• **Exercise directions**
Begin at the first line of the data and copy each line through the one containing "const annotationText = 'MS-NW-1344';", that line included, with no pictures.

• **Data for this task**
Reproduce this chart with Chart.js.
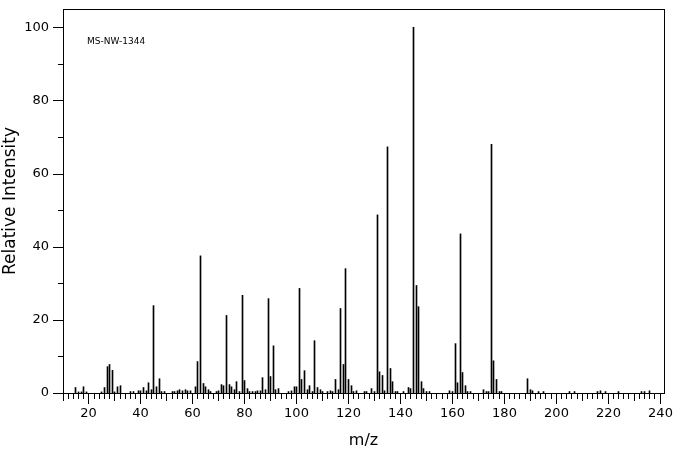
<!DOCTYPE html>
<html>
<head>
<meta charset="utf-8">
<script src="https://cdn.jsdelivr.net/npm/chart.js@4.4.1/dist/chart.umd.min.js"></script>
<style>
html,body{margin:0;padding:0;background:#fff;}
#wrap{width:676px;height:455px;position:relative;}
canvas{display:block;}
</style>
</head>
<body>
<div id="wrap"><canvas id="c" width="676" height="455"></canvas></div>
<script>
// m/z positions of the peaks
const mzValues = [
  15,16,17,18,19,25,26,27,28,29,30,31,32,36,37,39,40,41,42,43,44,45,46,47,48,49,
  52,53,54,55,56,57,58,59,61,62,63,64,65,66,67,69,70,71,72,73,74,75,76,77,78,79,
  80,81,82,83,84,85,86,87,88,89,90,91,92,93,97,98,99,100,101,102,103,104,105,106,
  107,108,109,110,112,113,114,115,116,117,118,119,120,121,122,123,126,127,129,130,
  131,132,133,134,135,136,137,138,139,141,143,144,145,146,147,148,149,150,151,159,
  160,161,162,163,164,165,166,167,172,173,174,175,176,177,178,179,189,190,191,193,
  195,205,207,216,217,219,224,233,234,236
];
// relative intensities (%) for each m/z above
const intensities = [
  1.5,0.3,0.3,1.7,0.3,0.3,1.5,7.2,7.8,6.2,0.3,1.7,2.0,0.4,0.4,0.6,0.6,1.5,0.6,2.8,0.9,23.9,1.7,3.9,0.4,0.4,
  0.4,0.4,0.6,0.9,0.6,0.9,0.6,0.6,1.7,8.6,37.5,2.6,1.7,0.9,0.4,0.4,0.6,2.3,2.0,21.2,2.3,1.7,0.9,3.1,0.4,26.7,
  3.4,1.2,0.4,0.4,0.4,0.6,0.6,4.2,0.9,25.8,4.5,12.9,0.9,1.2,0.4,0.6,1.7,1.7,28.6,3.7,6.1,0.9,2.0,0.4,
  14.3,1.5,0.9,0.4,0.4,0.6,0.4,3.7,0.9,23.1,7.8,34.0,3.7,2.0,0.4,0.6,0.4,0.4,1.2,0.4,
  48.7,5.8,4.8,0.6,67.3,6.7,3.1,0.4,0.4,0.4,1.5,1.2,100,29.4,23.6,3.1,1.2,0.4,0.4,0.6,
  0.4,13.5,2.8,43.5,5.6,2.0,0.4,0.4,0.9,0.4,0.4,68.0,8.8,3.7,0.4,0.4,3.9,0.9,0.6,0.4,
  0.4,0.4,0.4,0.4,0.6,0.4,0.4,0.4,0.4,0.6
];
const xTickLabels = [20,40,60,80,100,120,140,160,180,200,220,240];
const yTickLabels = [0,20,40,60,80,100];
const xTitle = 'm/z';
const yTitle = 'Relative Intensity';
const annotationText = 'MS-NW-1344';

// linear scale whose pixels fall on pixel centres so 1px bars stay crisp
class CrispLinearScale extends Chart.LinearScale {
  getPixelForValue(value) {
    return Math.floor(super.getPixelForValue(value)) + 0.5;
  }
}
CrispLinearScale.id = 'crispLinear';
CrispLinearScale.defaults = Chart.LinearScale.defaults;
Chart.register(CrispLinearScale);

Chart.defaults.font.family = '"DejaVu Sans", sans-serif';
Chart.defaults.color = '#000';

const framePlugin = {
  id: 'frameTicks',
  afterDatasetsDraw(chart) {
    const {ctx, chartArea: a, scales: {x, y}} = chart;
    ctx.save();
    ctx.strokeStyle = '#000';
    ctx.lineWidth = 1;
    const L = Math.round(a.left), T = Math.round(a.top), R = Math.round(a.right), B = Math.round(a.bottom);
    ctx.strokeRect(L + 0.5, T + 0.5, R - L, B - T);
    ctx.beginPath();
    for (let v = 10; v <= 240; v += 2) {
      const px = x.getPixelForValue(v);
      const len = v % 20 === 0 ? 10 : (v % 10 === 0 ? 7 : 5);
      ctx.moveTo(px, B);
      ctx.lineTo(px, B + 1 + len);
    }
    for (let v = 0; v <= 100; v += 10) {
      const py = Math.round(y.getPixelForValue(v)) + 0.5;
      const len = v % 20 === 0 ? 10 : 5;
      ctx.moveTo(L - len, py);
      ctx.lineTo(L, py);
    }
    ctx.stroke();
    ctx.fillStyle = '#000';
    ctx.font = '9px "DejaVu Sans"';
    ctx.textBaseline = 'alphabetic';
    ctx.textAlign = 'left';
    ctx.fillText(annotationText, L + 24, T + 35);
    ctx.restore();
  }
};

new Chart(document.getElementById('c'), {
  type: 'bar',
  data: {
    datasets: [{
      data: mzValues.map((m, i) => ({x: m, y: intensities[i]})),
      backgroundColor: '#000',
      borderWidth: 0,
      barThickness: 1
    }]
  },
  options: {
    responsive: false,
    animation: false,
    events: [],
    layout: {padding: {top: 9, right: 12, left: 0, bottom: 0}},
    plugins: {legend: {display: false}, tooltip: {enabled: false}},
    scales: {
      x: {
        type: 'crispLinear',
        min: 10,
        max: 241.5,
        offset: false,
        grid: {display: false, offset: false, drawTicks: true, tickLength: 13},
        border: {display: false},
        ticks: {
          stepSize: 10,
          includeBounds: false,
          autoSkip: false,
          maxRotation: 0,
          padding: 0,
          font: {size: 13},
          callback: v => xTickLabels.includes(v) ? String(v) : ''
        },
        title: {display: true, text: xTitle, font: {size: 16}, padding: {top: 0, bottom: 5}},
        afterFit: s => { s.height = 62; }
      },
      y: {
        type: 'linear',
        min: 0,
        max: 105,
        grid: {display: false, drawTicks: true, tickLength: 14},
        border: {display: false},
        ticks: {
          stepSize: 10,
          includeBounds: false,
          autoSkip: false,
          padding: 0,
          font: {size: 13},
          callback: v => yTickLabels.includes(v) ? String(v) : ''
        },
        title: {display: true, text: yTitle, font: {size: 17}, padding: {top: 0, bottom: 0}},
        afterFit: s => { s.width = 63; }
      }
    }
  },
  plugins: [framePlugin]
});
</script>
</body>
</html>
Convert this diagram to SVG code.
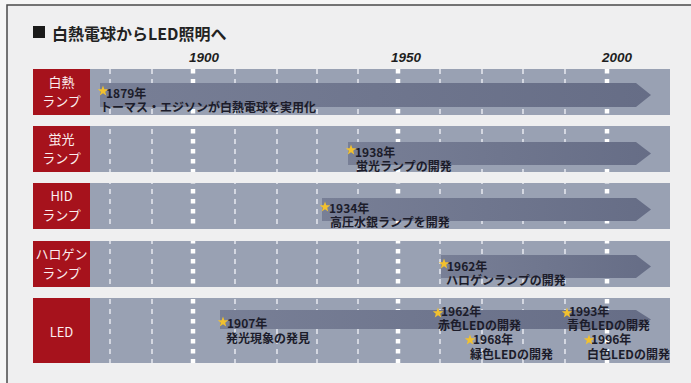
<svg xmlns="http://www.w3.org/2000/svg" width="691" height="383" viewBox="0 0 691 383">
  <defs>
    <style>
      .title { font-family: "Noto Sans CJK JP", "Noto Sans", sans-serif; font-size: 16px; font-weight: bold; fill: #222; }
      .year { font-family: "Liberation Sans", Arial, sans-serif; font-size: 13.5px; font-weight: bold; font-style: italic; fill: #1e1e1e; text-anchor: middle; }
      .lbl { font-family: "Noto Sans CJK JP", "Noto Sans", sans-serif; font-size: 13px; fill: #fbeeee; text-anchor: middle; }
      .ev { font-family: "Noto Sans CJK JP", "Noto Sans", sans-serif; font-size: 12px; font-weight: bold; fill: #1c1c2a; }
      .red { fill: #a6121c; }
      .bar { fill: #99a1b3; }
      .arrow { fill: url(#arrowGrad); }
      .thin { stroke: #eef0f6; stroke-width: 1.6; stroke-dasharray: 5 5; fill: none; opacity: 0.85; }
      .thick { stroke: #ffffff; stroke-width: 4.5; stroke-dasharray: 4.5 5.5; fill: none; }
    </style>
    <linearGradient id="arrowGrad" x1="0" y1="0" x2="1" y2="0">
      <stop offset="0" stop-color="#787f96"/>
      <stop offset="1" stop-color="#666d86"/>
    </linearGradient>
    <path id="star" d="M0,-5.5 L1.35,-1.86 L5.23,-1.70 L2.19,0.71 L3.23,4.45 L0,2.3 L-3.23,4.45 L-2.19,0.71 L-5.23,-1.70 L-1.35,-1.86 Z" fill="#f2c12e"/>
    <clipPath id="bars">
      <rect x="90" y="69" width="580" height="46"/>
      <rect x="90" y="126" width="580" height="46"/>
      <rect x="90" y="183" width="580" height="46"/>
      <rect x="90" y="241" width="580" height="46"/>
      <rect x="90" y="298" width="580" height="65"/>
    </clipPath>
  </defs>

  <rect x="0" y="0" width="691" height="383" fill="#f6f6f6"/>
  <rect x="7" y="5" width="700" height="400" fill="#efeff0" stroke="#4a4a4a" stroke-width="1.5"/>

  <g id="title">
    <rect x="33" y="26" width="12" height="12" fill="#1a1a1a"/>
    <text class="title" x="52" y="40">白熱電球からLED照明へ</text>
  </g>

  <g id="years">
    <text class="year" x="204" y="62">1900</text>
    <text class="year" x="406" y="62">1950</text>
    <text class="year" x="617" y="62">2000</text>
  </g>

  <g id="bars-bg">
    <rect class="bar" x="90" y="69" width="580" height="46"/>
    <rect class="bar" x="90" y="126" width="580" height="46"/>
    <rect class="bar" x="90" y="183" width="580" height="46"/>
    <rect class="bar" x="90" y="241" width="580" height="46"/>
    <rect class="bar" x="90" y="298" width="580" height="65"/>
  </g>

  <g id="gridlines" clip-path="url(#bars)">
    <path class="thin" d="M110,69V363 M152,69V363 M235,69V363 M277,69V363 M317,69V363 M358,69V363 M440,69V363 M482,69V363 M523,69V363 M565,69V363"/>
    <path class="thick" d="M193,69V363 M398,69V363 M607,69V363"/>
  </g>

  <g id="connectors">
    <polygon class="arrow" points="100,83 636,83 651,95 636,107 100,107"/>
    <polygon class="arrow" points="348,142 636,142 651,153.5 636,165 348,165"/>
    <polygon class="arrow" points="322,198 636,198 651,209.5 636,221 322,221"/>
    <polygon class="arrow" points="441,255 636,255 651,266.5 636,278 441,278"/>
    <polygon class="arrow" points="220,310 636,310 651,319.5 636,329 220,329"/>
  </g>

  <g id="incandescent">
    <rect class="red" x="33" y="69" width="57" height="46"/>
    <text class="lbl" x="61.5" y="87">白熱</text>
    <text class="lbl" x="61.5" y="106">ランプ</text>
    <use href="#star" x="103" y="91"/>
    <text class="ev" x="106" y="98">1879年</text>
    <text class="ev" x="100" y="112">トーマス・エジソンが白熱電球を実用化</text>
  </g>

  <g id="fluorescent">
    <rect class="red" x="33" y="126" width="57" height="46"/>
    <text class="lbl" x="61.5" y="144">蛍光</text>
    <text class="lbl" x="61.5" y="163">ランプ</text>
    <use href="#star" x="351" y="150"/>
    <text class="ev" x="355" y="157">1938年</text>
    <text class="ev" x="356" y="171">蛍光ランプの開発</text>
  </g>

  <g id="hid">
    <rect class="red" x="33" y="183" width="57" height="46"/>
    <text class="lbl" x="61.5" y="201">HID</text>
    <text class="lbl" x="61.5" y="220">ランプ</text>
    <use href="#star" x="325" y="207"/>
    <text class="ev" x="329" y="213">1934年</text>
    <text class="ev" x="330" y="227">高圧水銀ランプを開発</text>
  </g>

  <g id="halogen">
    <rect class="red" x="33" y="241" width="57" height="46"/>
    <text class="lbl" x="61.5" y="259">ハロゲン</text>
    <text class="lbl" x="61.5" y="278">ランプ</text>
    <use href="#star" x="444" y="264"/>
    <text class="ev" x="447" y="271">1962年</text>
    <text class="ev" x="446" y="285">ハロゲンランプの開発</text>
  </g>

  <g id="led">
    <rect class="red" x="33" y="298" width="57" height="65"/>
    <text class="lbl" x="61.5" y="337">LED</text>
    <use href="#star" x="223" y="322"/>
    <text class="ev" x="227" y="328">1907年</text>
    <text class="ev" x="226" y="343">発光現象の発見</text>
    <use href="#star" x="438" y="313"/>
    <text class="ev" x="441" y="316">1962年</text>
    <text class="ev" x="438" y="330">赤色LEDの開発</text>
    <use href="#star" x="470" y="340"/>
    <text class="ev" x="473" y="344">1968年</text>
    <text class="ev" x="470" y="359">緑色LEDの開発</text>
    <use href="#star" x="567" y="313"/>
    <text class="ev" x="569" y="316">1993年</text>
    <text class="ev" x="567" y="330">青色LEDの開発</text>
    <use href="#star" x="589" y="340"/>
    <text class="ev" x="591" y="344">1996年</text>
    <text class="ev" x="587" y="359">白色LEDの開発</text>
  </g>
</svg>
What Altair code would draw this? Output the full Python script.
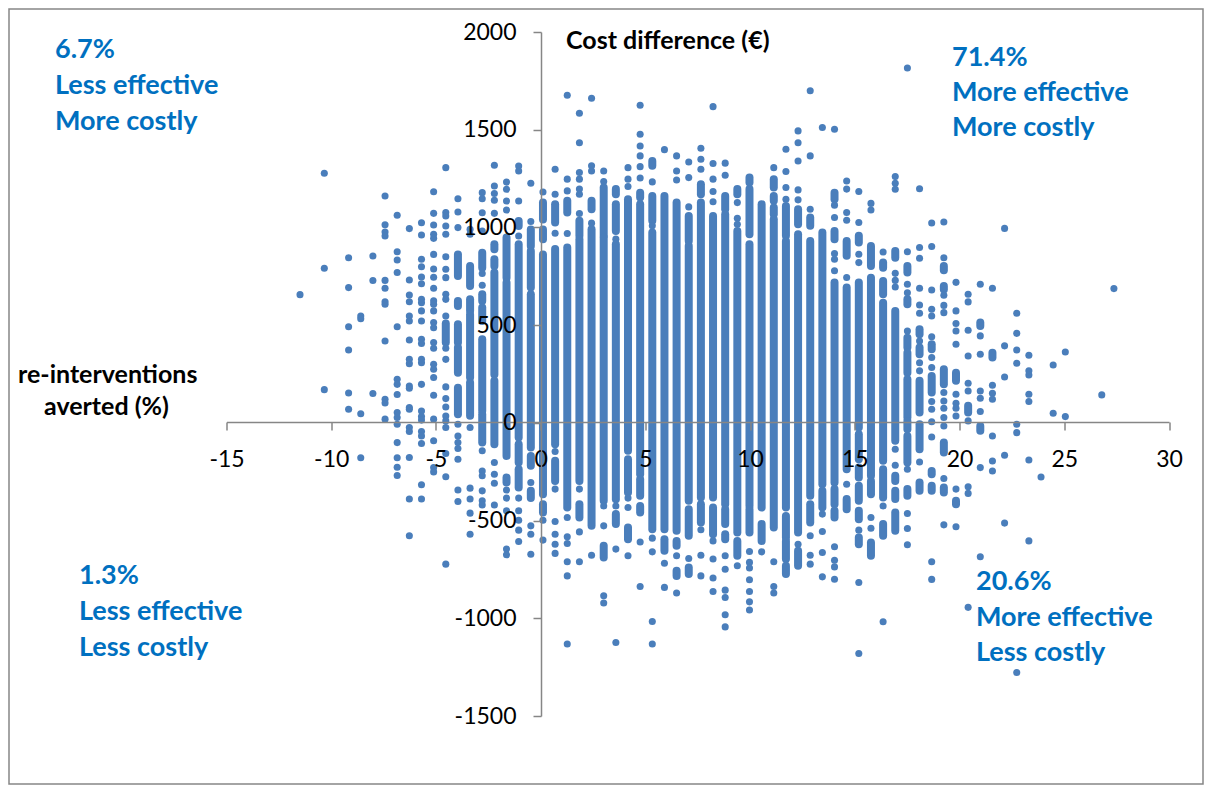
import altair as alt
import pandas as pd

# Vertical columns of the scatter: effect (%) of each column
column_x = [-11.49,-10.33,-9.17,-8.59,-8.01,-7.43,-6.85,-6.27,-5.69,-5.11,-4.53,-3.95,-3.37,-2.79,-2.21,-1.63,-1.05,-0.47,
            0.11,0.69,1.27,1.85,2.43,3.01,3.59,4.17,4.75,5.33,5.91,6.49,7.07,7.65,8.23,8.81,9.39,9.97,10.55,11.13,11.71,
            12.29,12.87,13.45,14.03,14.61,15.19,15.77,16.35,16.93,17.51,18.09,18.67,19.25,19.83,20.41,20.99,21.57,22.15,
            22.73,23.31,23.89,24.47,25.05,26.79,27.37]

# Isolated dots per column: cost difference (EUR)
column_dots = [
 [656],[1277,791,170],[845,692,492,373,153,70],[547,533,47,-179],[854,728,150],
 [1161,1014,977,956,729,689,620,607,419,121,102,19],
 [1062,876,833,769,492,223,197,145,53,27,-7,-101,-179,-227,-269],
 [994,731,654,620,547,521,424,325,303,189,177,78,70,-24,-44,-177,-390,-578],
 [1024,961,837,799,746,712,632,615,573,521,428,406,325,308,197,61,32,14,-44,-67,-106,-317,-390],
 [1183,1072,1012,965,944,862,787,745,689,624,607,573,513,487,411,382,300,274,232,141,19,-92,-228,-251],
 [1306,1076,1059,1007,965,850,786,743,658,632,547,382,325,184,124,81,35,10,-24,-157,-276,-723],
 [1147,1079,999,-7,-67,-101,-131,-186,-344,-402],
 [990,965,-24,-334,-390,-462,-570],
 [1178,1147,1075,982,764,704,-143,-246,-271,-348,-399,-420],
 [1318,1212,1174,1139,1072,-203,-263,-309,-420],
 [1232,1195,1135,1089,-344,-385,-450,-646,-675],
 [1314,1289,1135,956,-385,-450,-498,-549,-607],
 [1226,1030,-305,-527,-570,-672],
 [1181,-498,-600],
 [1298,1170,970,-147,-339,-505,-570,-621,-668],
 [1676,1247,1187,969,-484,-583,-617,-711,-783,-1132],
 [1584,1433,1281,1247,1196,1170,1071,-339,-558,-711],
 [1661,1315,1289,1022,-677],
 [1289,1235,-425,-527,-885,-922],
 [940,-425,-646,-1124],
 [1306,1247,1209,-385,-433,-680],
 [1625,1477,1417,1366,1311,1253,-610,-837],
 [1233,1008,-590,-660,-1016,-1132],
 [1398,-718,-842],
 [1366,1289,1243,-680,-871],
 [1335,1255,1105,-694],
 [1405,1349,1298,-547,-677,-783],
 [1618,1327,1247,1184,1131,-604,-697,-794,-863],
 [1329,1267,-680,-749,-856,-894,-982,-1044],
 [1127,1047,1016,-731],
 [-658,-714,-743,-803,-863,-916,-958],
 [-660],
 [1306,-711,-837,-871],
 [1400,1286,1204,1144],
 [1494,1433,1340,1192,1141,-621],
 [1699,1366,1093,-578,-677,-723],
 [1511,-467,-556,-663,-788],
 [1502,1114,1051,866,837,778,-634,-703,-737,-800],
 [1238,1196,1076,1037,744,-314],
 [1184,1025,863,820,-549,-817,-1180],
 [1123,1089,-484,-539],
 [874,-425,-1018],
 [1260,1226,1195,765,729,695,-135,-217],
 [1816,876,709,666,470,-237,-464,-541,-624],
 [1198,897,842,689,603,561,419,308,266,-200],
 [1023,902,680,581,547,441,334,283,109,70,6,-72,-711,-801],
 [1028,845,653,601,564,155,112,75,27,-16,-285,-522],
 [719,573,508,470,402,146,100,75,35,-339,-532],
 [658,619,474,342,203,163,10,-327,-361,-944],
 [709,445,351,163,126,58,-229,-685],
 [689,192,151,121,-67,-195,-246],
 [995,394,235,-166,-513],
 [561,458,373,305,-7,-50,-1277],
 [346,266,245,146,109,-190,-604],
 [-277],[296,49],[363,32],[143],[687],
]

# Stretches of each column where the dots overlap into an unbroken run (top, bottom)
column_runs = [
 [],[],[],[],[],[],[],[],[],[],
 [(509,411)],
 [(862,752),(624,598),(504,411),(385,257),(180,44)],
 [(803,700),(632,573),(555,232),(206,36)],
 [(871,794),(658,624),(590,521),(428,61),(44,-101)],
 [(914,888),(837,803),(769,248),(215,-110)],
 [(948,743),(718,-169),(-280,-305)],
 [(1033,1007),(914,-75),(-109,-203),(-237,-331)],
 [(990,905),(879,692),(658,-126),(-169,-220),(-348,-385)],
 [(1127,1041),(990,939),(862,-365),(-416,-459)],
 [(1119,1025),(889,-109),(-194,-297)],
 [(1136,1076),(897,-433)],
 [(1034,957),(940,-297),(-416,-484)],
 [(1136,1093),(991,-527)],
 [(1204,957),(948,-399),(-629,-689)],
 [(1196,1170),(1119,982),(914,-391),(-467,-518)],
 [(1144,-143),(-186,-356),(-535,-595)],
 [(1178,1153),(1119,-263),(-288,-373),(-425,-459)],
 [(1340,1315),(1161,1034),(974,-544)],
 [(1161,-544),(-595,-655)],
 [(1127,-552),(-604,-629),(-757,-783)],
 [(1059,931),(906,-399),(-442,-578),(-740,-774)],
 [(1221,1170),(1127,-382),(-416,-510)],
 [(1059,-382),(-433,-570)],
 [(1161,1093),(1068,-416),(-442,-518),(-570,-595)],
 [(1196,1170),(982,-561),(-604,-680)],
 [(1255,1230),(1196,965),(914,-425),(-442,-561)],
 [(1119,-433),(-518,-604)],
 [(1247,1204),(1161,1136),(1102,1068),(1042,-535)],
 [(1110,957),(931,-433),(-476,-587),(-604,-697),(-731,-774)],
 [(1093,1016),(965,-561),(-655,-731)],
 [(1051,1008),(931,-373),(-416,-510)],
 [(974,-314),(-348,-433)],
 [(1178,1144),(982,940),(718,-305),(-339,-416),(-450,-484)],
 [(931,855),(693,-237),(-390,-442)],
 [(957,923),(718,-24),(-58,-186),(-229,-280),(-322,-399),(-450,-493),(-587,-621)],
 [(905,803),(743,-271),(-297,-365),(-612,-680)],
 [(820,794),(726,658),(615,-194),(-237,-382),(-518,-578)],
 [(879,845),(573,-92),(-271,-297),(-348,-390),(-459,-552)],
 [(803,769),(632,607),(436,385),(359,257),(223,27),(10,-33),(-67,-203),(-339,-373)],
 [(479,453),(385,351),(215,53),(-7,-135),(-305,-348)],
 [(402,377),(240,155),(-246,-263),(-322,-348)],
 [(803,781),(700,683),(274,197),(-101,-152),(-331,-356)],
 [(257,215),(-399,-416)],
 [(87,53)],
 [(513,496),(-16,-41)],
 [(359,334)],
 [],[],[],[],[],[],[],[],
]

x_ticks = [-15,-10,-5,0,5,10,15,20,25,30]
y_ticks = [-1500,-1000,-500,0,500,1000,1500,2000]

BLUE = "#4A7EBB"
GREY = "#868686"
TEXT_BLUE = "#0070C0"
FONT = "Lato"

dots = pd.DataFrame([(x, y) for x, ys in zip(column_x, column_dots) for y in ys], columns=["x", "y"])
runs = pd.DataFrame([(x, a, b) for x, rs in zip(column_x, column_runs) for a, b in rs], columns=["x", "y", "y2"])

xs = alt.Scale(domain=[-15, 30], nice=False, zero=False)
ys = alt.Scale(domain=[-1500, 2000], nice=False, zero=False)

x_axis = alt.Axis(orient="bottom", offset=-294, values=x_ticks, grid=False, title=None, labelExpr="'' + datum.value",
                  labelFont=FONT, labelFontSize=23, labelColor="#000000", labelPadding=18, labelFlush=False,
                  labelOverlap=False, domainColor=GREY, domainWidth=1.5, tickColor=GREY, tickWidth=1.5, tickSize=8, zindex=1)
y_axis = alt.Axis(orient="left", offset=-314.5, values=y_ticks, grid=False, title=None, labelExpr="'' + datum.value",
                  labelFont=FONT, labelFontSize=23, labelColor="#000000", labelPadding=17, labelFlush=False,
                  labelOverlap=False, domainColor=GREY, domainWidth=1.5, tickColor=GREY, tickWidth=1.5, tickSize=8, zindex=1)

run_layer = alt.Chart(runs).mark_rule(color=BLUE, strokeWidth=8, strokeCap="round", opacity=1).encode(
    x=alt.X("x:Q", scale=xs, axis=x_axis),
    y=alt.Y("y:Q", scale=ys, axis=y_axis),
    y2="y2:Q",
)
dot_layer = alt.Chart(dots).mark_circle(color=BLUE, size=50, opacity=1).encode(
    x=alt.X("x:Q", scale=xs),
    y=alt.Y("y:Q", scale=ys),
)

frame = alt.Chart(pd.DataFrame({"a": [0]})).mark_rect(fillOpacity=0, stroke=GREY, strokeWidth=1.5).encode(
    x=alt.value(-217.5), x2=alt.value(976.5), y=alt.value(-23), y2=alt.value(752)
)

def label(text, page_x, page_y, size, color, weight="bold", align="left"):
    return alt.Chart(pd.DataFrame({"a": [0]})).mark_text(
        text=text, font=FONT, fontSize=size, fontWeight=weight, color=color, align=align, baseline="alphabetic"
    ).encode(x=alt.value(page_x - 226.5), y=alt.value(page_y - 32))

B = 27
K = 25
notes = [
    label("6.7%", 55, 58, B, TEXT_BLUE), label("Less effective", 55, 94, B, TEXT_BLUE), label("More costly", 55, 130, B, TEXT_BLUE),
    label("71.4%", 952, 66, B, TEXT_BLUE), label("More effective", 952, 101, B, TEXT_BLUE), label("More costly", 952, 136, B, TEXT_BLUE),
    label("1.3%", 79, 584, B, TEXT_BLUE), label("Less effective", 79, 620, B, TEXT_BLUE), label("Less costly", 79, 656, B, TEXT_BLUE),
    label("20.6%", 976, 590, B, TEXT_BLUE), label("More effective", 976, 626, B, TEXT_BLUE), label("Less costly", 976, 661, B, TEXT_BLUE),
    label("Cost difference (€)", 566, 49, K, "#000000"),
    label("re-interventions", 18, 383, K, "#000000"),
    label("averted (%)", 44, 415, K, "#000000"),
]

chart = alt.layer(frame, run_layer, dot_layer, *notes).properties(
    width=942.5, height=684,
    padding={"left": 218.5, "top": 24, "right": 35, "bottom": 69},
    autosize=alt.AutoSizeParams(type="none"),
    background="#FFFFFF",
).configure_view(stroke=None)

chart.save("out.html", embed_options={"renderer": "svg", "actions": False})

• **Task output**
Reproduce this chart with Chart.js.
<!DOCTYPE html>
<html>
<head>
<meta charset="utf-8">
<script src="https://cdn.jsdelivr.net/npm/chart.js@4.4.1/dist/chart.umd.min.js"></script>
<style>
html,body{margin:0;padding:0;background:#fff;}
#wrap{width:676px;height:455px;position:relative;}
canvas{display:block;}
</style>
</head>
<body>
<div id="wrap"><canvas id="c" width="676" height="455"></canvas></div>
<script>
// m/z positions of the peaks
const mzValues = [
  15,16,17,18,19,25,26,27,28,29,30,31,32,36,37,39,40,41,42,43,44,45,46,47,48,49,
  52,53,54,55,56,57,58,59,61,62,63,64,65,66,67,69,70,71,72,73,74,75,76,77,78,79,
  80,81,82,83,84,85,86,87,88,89,90,91,92,93,97,98,99,100,101,102,103,104,105,106,
  107,108,109,110,112,113,114,115,116,117,118,119,120,121,122,123,126,127,129,130,
  131,132,133,134,135,136,137,138,139,141,143,144,145,146,147,148,149,150,151,159,
  160,161,162,163,164,165,166,167,172,173,174,175,176,177,178,179,189,190,191,193,
  195,205,207,216,217,219,224,233,234,236
];
// relative intensities (%) for each m/z above
const intensities = [
  1.5,0.3,0.3,1.7,0.3,0.3,1.5,7.2,7.8,6.2,0.3,1.7,2.0,0.4,0.4,0.6,0.6,1.5,0.6,2.8,0.9,23.9,1.7,3.9,0.4,0.4,
  0.4,0.4,0.6,0.9,0.6,0.9,0.6,0.6,1.7,8.6,37.5,2.6,1.7,0.9,0.4,0.4,0.6,2.3,2.0,21.2,2.3,1.7,0.9,3.1,0.4,26.7,
  3.4,1.2,0.4,0.4,0.4,0.6,0.6,4.2,0.9,25.8,4.5,12.9,0.9,1.2,0.4,0.6,1.7,1.7,28.6,3.7,6.1,0.9,2.0,0.4,
  14.3,1.5,0.9,0.4,0.4,0.6,0.4,3.7,0.9,23.1,7.8,34.0,3.7,2.0,0.4,0.6,0.4,0.4,1.2,0.4,
  48.7,5.8,4.8,0.6,67.3,6.7,3.1,0.4,0.4,0.4,1.5,1.2,100,29.4,23.6,3.1,1.2,0.4,0.4,0.6,
  0.4,13.5,2.8,43.5,5.6,2.0,0.4,0.4,0.9,0.4,0.4,68.0,8.8,3.7,0.4,0.4,3.9,0.9,0.6,0.4,
  0.4,0.4,0.4,0.4,0.6,0.4,0.4,0.4,0.4,0.6
];
const xTickLabels = [20,40,60,80,100,120,140,160,180,200,220,240];
const yTickLabels = [0,20,40,60,80,100];
const xTitle = 'm/z';
const yTitle = 'Relative Intensity';
const annotationText = 'MS-NW-1344';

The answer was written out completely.